A Possession with Intent to Deliver (PWID) charge in Pennsylvania is a felony. The penalties vary based on the type of the controlled substance and the amount or weight of the substance. Other factors include the proximity to a school zone and possession or proximity of a weapon to the drugs. Mandatory minimum sentences may also apply. Therefore, it is important for a person who is arrested and charged with a Possession with Intent to Deliver take immediate action.
In Pennsylvania, PWID is defined, in part, as the manufacture, delivery or possession with intent to manufacture or deliver drugs. PA criminal lawyers who routinely represent individuals charged with drug crimes often see PWID charges when a significant amount of the drug is found on the individual; the individual’s phone is seized and searched which may contain references to a drug deal; or items such as a scale, baggies or balloons are found near the drugs. If any or all of these circumstances are present, then the circumstantial evidence often causes the police to charge the individual with PWID instead of or in addition to the less serious charge of possession of a controlled substance.
PA criminal attorneys know that the biggest difference between PWID and possession of a controlled substance is whether the police and the Commonwealth believe that the drugs are for more than just personal use. Individuals charged with PWID should immediately consult with and hire a criminal attorney. The attorney may be able to suppress evidence that would tip the scales towards the PWID conviction instead of a conviction on possession alone. For example, if an individual has 3 grams of cocaine and his phone is searched and the text messages contain references to selling cocaine, the Commonwealth may feel that it has enough evidence to prove PWID. If an attorney can prevent the introduction of the text messages into evidence through a successful suppression motion, then the Commonwealth may not believe their case is strong enough to prove PWID since the evidence would only include 3 grams of cocaine, which any reasonable person could believe is for personal use.

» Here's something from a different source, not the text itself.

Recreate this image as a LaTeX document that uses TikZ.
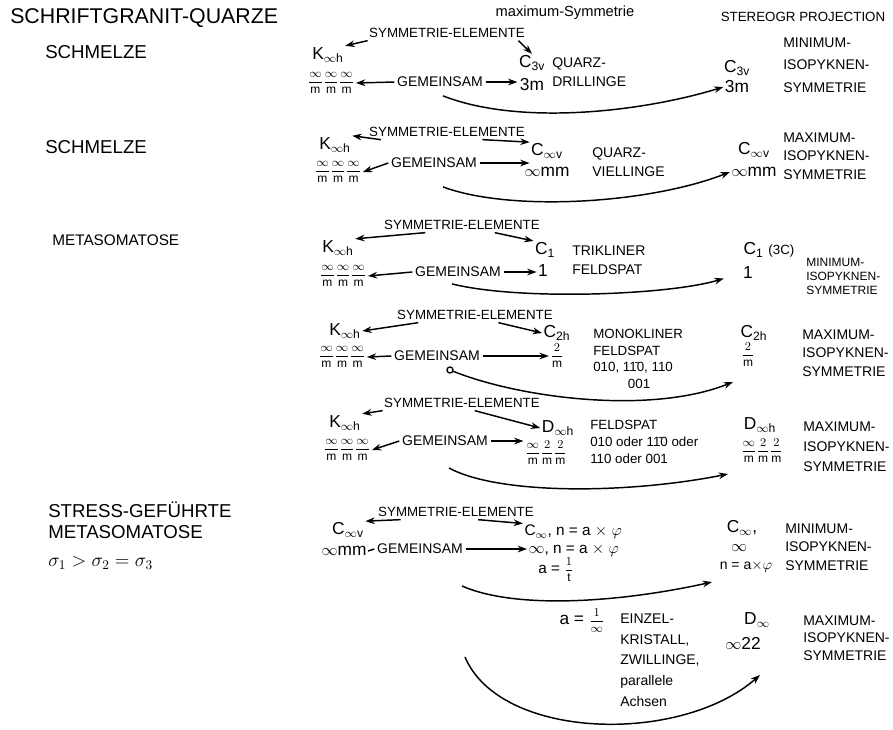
\documentclass[tikz,border=0pt]{standalone}
\usepackage{fontspec}
\setmainfont{Liberation Sans}
\usepackage{amsmath}
\usetikzlibrary{calc}
\usetikzlibrary{positioning}
\usetikzlibrary{arrows.meta}
\tikzstyle{rowlabel} = [font=\fontsize{14}{16}\selectfont, anchor=west, inner sep=0]
\tikzstyle{symlabel} = [font=\fontsize{10}{12}\selectfont, inner sep=1pt]
\tikzstyle{gemlabel} = [font=\fontsize{10.5}{12}\selectfont, inner sep=2pt]
\tikzstyle{grpnode} = [font=\fontsize{13}{15}\selectfont, inner sep=1pt]
\tikzstyle{desc} = [font=\fontsize{10.5}{14}\selectfont, anchor=west, align=left, inner sep=0]
\tikzstyle{flow} = [-{Stealth[length=7pt, width=5pt]}, line width=1.1pt]
\tikzstyle{tailmark} = [draw, circle, inner sep=1.6pt, line width=1pt]
\newcommand{\symfrac}[2]{{\fontsize{9}{10}\selectfont$\dfrac{#1}{\text{#2}}$}}
\newcommand{\infsub}[1]{\textsubscript{$\infty$#1}}

\begin{document}
\begin{tikzpicture}[x=0.75pt, y=-0.75pt]
\useasboundingbox (0,0) rectangle (893,729);
% header
\node[rowlabel, font=\fontsize{16}{18}\selectfont] (title) at (10,18) {SCHRIFTGRANIT-QUARZE};
\node[font=\fontsize{11}{13}\selectfont] (max_head) at (565,13) {maximum-Symmetrie};
\node[font=\fontsize{10}{12}\selectfont] (proj_head) at (803,17) {STEREOGR PROJECTION};

% row a: Schmelze -> Quarz-Drillinge
\node[rowlabel] (melt_a) at (45,52) {SCHMELZE};
\node[symlabel] (sym_a) at (447,33) {SYMMETRIE-ELEMENTE};
\node[grpnode] (k_a) at (328,55) {K\infsub{h}};
\node[grpnode] (kf_a) at ($(k_a)+(3,28)$) {\symfrac{\infty}{m}\symfrac{\infty}{m}\symfrac{\infty}{m}};
\node[gemlabel] (gem_a) at (440,82) {GEMEINSAM};
\node[grpnode] (c_a) at (532,63) {C\textsubscript{3v}};
\node[grpnode] (cf_a) at ($(c_a)+(0,22)$) {3m};
\node[desc] (quarz_a) at (552,72) {QUARZ-\\DRILLINGE};
\node[grpnode] (r_a) at (737,68) {C\textsubscript{3v}};
\node[grpnode] (rf_a) at ($(r_a)+(0,19)$) {3m};
\node[desc, font=\fontsize{10.5}{17}\selectfont] (iso_a) at (783,65) {MINIMUM-\\ISOPYKNEN-\\SYMMETRIE};
\coordinate (tail_a) at ($(gem_a.south)+(3,6)$);
\draw[flow] ([yshift=-1pt]sym_a.south west) -- (k_a.north east);
\draw[flow] ([xshift=-6pt, yshift=-1pt]sym_a.south east) -- (c_a.north);
\draw[flow] (gem_a.west) -- (kf_a.east);
\draw[flow] (gem_a.east) -- (gem_a.east -| c_a.west);
\draw[flow] (tail_a) .. controls +(77,30) and +(-82,25) .. (rf_a.west);

% row b: Schmelze -> Quarz-Viellinge
\node[rowlabel] (melt_b) at (45,147) {SCHMELZE};
\node[symlabel] (sym_b) at (447,132) {SYMMETRIE-ELEMENTE};
\node[grpnode] (k_b) at (335,145) {K\infsub{h}};
\node[grpnode] (kf_b) at ($(k_b)+(3,27)$) {\symfrac{\infty}{m}\symfrac{\infty}{m}\symfrac{\infty}{m}};
\node[gemlabel] (gem_b) at (434,163) {GEMEINSAM};
\node[grpnode] (c_b) at (547,151) {C\infsub{v}};
\node[grpnode] (cf_b) at ($(c_b)+(0,21)$) {$\infty$mm};
\node[desc] (quarz_b) at (592,162) {QUARZ-\\VIELLINGE};
\node[grpnode] (r_b) at (754,150) {C\infsub{v}};
\node[grpnode] (rf_b) at ($(r_b)+(0,22)$) {$\infty$mm};
\node[desc] (iso_b) at (783,156) {MAXIMUM-\\ISOPYKNEN-\\SYMMETRIE};
\coordinate (tail_b) at ($(gem_b.south)+(9,16)$);
\draw[flow] ([xshift=10pt, yshift=-1pt]sym_b.south west) -- (k_b.north east);
\draw[flow] ([xshift=-33pt, yshift=-1pt]sym_b.south east) -- (c_b.north west);
\draw[flow] (gem_b.west) -- (kf_b.east);
\draw[flow] (gem_b.east) -- (gem_b.east -| c_b.west);
\draw[flow] (tail_b) .. controls +(67,25) and +(-82,32) .. (rf_b.west);

% row c: Metasomatose -> trikliner Feldspat
\node[rowlabel, font=\fontsize{11.5}{14}\selectfont] (meta_c) at (52,240) {METASOMATOSE};
\node[symlabel] (sym_c) at (462,225) {SYMMETRIE-ELEMENTE};
\node[grpnode] (k_c) at (338,248) {K\infsub{h}};
\node[grpnode] (kf_c) at ($(k_c)+(5,28)$) {\symfrac{\infty}{m}\symfrac{\infty}{m}\symfrac{\infty}{m}};
\node[gemlabel] (gem_c) at (458,272) {GEMEINSAM};
\node[grpnode] (c_c) at (545,250) {C\textsubscript{1}};
\node[grpnode] (cf_c) at ($(c_c)+(-2,21)$) {1};
\node[desc] (trik_c) at (572,260) {TRIKLINER\\FELDSPAT};
\node[grpnode] (r_c) at (769,250) {C\textsubscript{1} {\fontsize{10}{12}\selectfont(3C)}};
\node[grpnode] (rf_c) at (748,273) {1};
\node[desc, font=\fontsize{9}{10.5}\selectfont] (iso_c) at (806,276) {MINIMUM-\\ISOPYKNEN-\\SYMMETRIE};
\coordinate (tail_c) at ($(gem_c.south)+(-6,4)$);
\draw[flow] ([xshift=32pt, yshift=-1pt]sym_c.south west) -- (k_c.north east);
\draw[flow] ([xshift=-35pt, yshift=-1pt]sym_c.south east) -- (c_c.north west);
\draw[flow] (gem_c.west) -- (kf_c.east);
\draw[flow] (gem_c.east) -- (gem_c.east -| cf_c.west);
\draw[flow, shorten >=14pt] (tail_c) .. controls +(68,17) and +(-72,22) .. (rf_c.west);

% row d: monokliner Feldspat
\node[symlabel] (sym_d) at (475,315) {SYMMETRIE-ELEMENTE};
\node[grpnode] (k_d) at (345,331) {K\infsub{h}};
\node[grpnode] (kf_d) at ($(k_d)+(-3,26)$) {\symfrac{\infty}{m}\symfrac{\infty}{m}\symfrac{\infty}{m}};
\node[gemlabel] (gem_d) at (437,356) {GEMEINSAM};
\node[grpnode] (c_d) at (557,333) {C\textsubscript{2h}};
\node[grpnode] (cf_d) at ($(c_d)+(0,23)$) {\symfrac{2}{m}};
\node[desc, font=\fontsize{10}{12.5}\selectfont] (mono_d) at (593,359) {MONOKLINER\\FELDSPAT\\010, 1\={1}0, 110\\\hspace*{2.6em}001};
\node[grpnode] (r_d) at (754,333) {C\textsubscript{2h}};
\node[grpnode] (rf_d) at ($(r_d)+(-6,22)$) {\symfrac{2}{m}};
\node[desc] (iso_d) at (802,353) {MAXIMUM-\\ISOPYKNEN-\\SYMMETRIE};
\node[tailmark] (tail_d) at (450,370) {};
\coordinate (head_d) at (733,382);
\draw[flow] ([xshift=17pt, yshift=-1pt]sym_d.south west) -- (k_d.east);
\draw[flow] ([xshift=-42pt, yshift=-1pt]sym_d.south east) -- (c_d.west);
\draw[flow] (gem_d.west) -- (kf_d.east);
\draw[flow] (gem_d.east) -- (gem_d.east -| cf_d.west);
\draw[flow] (tail_d) .. controls +(70,28) and +(-83,33) .. (head_d);

% row e: Feldspat D_oo h
\node[symlabel] (sym_e) at (462,403) {SYMMETRIE-ELEMENTE};
\node[grpnode] (k_e) at (345,423) {K\infsub{h}};
\node[grpnode] (kf_e) at ($(k_e)+(2,27)$) {\symfrac{\infty}{m}\symfrac{\infty}{m}\symfrac{\infty}{m}};
\node[gemlabel] (gem_e) at (445,441) {GEMEINSAM};
\node[grpnode] (d_e) at (558,428) {D\infsub{h}};
\node[grpnode] (df_e) at ($(d_e)+(-12,25)$) {\symfrac{\infty}{m}\symfrac{2}{m}\symfrac{2}{m}};
\node[desc, font=\fontsize{10}{12.5}\selectfont] (feld_e) at (590,442) {FELDSPAT\\010 oder 1\={1}0 oder\\110 oder 001};
\node[grpnode] (r_e) at (760,425) {D\infsub{h}};
\node[grpnode] (rf_e) at ($(r_e)+(2,26)$) {\symfrac{\infty}{m}\symfrac{2}{m}\symfrac{2}{m}};
\node[desc, font=\fontsize{10.5}{15}\selectfont] (iso_e) at (803,447) {MAXIMUM-\\ISOPYKNEN-\\SYMMETRIE};
\coordinate (tail_e) at (449,468);
\coordinate (head_e) at (728,474);
\draw[flow] ([yshift=-1pt]sym_e.south west) -- (k_e.north east);
\draw[flow] ([xshift=-50pt, yshift=-1pt]sym_e.south east) -- (d_e.west);
\draw[flow] (gem_e.west) -- (kf_e.east);
\draw[flow] (gem_e.east) -- (gem_e.east -| df_e.west);
\draw[flow] (tail_e) .. controls +(50,27) and +(-100,20) .. (head_e);

% row f: stress-gefuehrte Metasomatose
\node[rowlabel] (stress_f) at (48,510) {STRESS-GEFÜHRTE};
\node[rowlabel] (meta_f) at ($(stress_f.west)+(0,22)$) {METASOMATOSE};
\node[rowlabel] (sigma_f) at ($(meta_f.west)+(0,31)$) {$\sigma_1 > \sigma_2 = \sigma_3$};
\node[symlabel] (sym_f) at (456,512) {SYMMETRIE-ELEMENTE};
\node[grpnode] (c_f) at (348,530) {C\infsub{v}};
\node[grpnode] (cf_f) at ($(c_f)+(-4,21)$) {$\infty$mm};
\node[gemlabel] (gem_f) at (420,549) {GEMEINSAM};
\node[grpnode, anchor=west, font=\fontsize{11.5}{14}\selectfont] (cinf_f) at (523,532) {C\textsubscript{$\infty$}, n = a $\times$ $\varphi$};
\node[grpnode, anchor=west, font=\fontsize{11.5}{14}\selectfont] (inf_f) at (527,550) {$\infty$, n = a $\times$ $\varphi$};
\node[grpnode, font=\fontsize{11.5}{14}\selectfont] (a_f) at (556,570) {a = \symfrac{1}{t}};
\node[grpnode] (r_f) at (742,528) {C\textsubscript{$\infty$},};
\node[grpnode] (rf_f) at ($(r_f)+(-3,20)$) {$\infty$};
\node[grpnode, font=\fontsize{10.5}{12}\selectfont] (rn_f) at ($(r_f)+(4,39)$) {n = a$\times\varphi$};
\node[desc] (iso_f) at (785,547) {MINIMUM-\\ISOPYKNEN-\\SYMMETRIE};
\coordinate (tail_f) at (462,586);
\coordinate (head_f) at (712,582);
\draw[flow] ([xshift=18pt, yshift=-1pt]sym_f.south west) -- (c_f.north east);
\draw[flow] ([xshift=-43pt, yshift=-1pt]sym_f.south east) -- (cinf_f.north west);
\draw[line width=1.1pt] (cf_f.east) -- (gem_f.west);
\draw[flow] (gem_f.east) -- (gem_f.east -| inf_f.west);
\draw[flow] (tail_f) .. controls +(55,24) and +(-90,20) .. (head_f);

% row g: Einzelkristall, Zwillinge
\node[grpnode] (a_g) at (582,621) {a = {\fontsize{9}{10}\selectfont$\dfrac{1}{\infty}$}};
\node[desc, font=\fontsize{10.5}{15.5}\selectfont] (einz_g) at (620,660) {EINZEL-\\KRISTALL,\\ZWILLINGE,\\parallele\\Achsen};
\node[grpnode] (d_g) at (757,620) {D\textsubscript{$\infty$}};
\node[grpnode] (df_g) at ($(d_g)+(-14,23)$) {$\infty$22};
\node[desc, font=\fontsize{10.5}{13}\selectfont] (iso_g) at (803,638) {MAXIMUM-\\ISOPYKNEN-\\SYMMETRIE};
\coordinate (tail_g) at (465,657);
\coordinate (head_g) at (760,675);
\draw[flow] (tail_g) .. controls (500,740) and (680,745) .. (head_g);
\end{tikzpicture}
\end{document}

A criminal attorney can also negotiate a plea based on the strength of the evidence. Suppose an individual was arrested with 9 grams of cocaine. Would a reasonable person now believe that an individual with 9 grams of cocaine intended to use it for himself/herself? Or is it more reasonable to believe that the quantity suggests that the individual was going to sell it? A good attorney would want to know other facts and circumstances that would suggest a PWID such as whether baggies were found with the cocaine or a scale that would suggest the individual was going to sell it. Was the cocaine all in one bag that would suggest personal use or was it broken up into many bags suggesting a sale? Good attorneys can pick up on these factors and when the factors do not add up to likelihood of a PWID conviction, the attorney can negotiate a plea of a lesser charge.
As with any arrest, individuals should hire an attorney right away. Police are often really nice and say things to get the individual to volunteer information which can later be used against them. In other instances, the police will try to strike a deal. The offer might be a reduced charge in exchange for the individual setting up a buy with his or her dealer. Playing the role of a confidential informant is dangerous and there are other ways that a lawyer can help get the individual a good deal without subjecting the individual to retaliation from an angry dealer.